● Set task: All of the data that follows should be retyped exactly, please, except the pictures.

##### Extracted records #####

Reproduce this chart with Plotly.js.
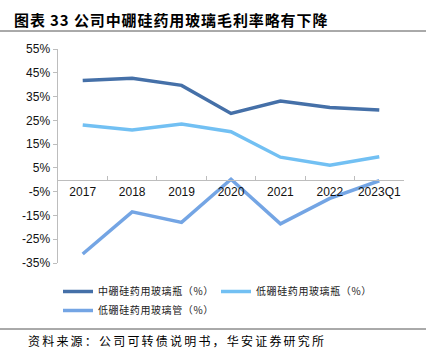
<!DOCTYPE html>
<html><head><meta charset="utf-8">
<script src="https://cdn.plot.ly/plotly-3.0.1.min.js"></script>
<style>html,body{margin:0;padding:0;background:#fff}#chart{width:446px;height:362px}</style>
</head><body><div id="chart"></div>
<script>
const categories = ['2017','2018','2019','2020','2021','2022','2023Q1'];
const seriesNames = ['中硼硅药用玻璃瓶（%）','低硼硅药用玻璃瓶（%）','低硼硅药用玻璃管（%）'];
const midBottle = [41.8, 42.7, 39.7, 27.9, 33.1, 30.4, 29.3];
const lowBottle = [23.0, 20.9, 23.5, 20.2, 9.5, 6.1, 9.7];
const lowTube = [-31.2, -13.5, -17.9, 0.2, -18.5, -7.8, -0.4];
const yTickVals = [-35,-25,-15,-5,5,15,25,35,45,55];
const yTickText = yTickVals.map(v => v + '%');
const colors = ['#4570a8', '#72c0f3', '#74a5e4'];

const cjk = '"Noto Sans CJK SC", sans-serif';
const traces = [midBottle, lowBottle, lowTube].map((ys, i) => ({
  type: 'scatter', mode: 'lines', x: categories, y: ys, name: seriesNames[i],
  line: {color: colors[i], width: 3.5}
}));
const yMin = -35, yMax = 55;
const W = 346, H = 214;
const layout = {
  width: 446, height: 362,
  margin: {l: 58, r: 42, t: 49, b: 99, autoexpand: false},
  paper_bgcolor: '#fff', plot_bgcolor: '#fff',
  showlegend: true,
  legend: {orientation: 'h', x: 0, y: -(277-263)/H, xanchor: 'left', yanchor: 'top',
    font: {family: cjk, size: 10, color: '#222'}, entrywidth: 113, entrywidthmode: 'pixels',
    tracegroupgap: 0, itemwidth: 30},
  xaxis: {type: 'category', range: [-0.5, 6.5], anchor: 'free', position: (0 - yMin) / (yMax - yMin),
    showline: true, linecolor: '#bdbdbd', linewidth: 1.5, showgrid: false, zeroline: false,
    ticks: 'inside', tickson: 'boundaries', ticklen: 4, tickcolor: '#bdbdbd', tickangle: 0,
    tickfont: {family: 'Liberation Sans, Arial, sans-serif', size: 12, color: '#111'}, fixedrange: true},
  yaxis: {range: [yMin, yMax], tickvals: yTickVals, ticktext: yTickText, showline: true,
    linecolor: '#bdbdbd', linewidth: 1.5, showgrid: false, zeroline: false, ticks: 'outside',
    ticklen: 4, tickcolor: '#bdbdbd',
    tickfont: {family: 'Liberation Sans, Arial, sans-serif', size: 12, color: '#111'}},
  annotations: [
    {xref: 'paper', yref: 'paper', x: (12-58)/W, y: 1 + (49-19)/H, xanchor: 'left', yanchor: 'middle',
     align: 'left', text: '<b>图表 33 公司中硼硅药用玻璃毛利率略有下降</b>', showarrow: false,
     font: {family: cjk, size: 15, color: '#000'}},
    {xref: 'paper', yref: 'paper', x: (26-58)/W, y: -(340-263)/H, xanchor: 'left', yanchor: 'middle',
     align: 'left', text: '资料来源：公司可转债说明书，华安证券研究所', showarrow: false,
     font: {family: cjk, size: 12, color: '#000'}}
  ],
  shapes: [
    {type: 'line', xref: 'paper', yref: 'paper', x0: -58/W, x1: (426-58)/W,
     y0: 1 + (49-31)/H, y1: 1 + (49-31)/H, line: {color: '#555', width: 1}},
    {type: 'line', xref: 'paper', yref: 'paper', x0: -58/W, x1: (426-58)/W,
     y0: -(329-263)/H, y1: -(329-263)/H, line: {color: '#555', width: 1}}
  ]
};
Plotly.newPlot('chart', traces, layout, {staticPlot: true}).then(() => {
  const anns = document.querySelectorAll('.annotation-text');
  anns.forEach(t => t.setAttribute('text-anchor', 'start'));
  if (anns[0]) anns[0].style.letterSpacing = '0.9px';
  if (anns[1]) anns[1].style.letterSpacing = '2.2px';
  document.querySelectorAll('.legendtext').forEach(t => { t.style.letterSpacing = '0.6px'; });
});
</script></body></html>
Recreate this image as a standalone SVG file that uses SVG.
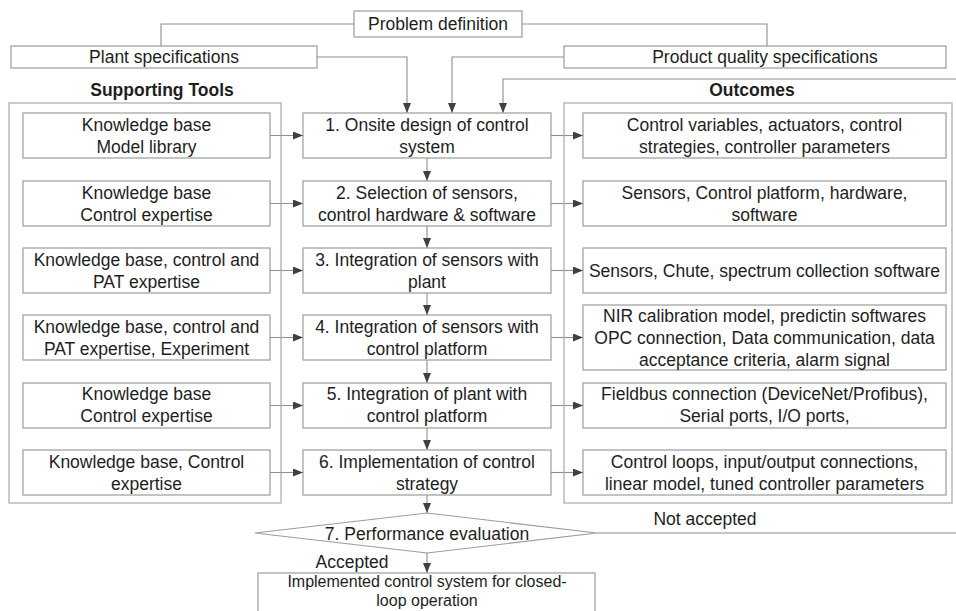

#####

● Exercise solution:
Reproduce this chart with Plotly.js.
<!DOCTYPE html>
<html><head><meta charset="utf-8">
<script src="https://cdn.plot.ly/plotly-3.0.1.min.js"></script>
<style>html,body{margin:0;padding:0;background:#fff}#chart{width:446px;height:362px}</style>
</head><body><div id="chart"></div>
<script>
const categories = ['2017','2018','2019','2020','2021','2022','2023Q1'];
const seriesNames = ['中硼硅药用玻璃瓶（%）','低硼硅药用玻璃瓶（%）','低硼硅药用玻璃管（%）'];
const midBottle = [41.8, 42.7, 39.7, 27.9, 33.1, 30.4, 29.3];
const lowBottle = [23.0, 20.9, 23.5, 20.2, 9.5, 6.1, 9.7];
const lowTube = [-31.2, -13.5, -17.9, 0.2, -18.5, -7.8, -0.4];
const yTickVals = [-35,-25,-15,-5,5,15,25,35,45,55];
const yTickText = yTickVals.map(v => v + '%');
const colors = ['#4570a8', '#72c0f3', '#74a5e4'];

const cjk = '"Noto Sans CJK SC", sans-serif';
const traces = [midBottle, lowBottle, lowTube].map((ys, i) => ({
  type: 'scatter', mode: 'lines', x: categories, y: ys, name: seriesNames[i],
  line: {color: colors[i], width: 3.5}
}));
const yMin = -35, yMax = 55;
const W = 346, H = 214;
const layout = {
  width: 446, height: 362,
  margin: {l: 58, r: 42, t: 49, b: 99, autoexpand: false},
  paper_bgcolor: '#fff', plot_bgcolor: '#fff',
  showlegend: true,
  legend: {orientation: 'h', x: 0, y: -(277-263)/H, xanchor: 'left', yanchor: 'top',
    font: {family: cjk, size: 10, color: '#222'}, entrywidth: 113, entrywidthmode: 'pixels',
    tracegroupgap: 0, itemwidth: 30},
  xaxis: {type: 'category', range: [-0.5, 6.5], anchor: 'free', position: (0 - yMin) / (yMax - yMin),
    showline: true, linecolor: '#bdbdbd', linewidth: 1.5, showgrid: false, zeroline: false,
    ticks: 'inside', tickson: 'boundaries', ticklen: 4, tickcolor: '#bdbdbd', tickangle: 0,
    tickfont: {family: 'Liberation Sans, Arial, sans-serif', size: 12, color: '#111'}, fixedrange: true},
  yaxis: {range: [yMin, yMax], tickvals: yTickVals, ticktext: yTickText, showline: true,
    linecolor: '#bdbdbd', linewidth: 1.5, showgrid: false, zeroline: false, ticks: 'outside',
    ticklen: 4, tickcolor: '#bdbdbd',
    tickfont: {family: 'Liberation Sans, Arial, sans-serif', size: 12, color: '#111'}},
  annotations: [
    {xref: 'paper', yref: 'paper', x: (12-58)/W, y: 1 + (49-19)/H, xanchor: 'left', yanchor: 'middle',
     align: 'left', text: '<b>图表 33 公司中硼硅药用玻璃毛利率略有下降</b>', showarrow: false,
     font: {family: cjk, size: 15, color: '#000'}},
    {xref: 'paper', yref: 'paper', x: (26-58)/W, y: -(340-263)/H, xanchor: 'left', yanchor: 'middle',
     align: 'left', text: '资料来源：公司可转债说明书，华安证券研究所', showarrow: false,
     font: {family: cjk, size: 12, color: '#000'}}
  ],
  shapes: [
    {type: 'line', xref: 'paper', yref: 'paper', x0: -58/W, x1: (426-58)/W,
     y0: 1 + (49-31)/H, y1: 1 + (49-31)/H, line: {color: '#555', width: 1}},
    {type: 'line', xref: 'paper', yref: 'paper', x0: -58/W, x1: (426-58)/W,
     y0: -(329-263)/H, y1: -(329-263)/H, line: {color: '#555', width: 1}}
  ]
};
Plotly.newPlot('chart', traces, layout, {staticPlot: true}).then(() => {
  const anns = document.querySelectorAll('.annotation-text');
  anns.forEach(t => t.setAttribute('text-anchor', 'start'));
  if (anns[0]) anns[0].style.letterSpacing = '0.9px';
  if (anns[1]) anns[1].style.letterSpacing = '2.2px';
  document.querySelectorAll('.legendtext').forEach(t => { t.style.letterSpacing = '0.6px'; });
});
</script></body></html>
Recreate this image as a standalone SVG file that uses SVG.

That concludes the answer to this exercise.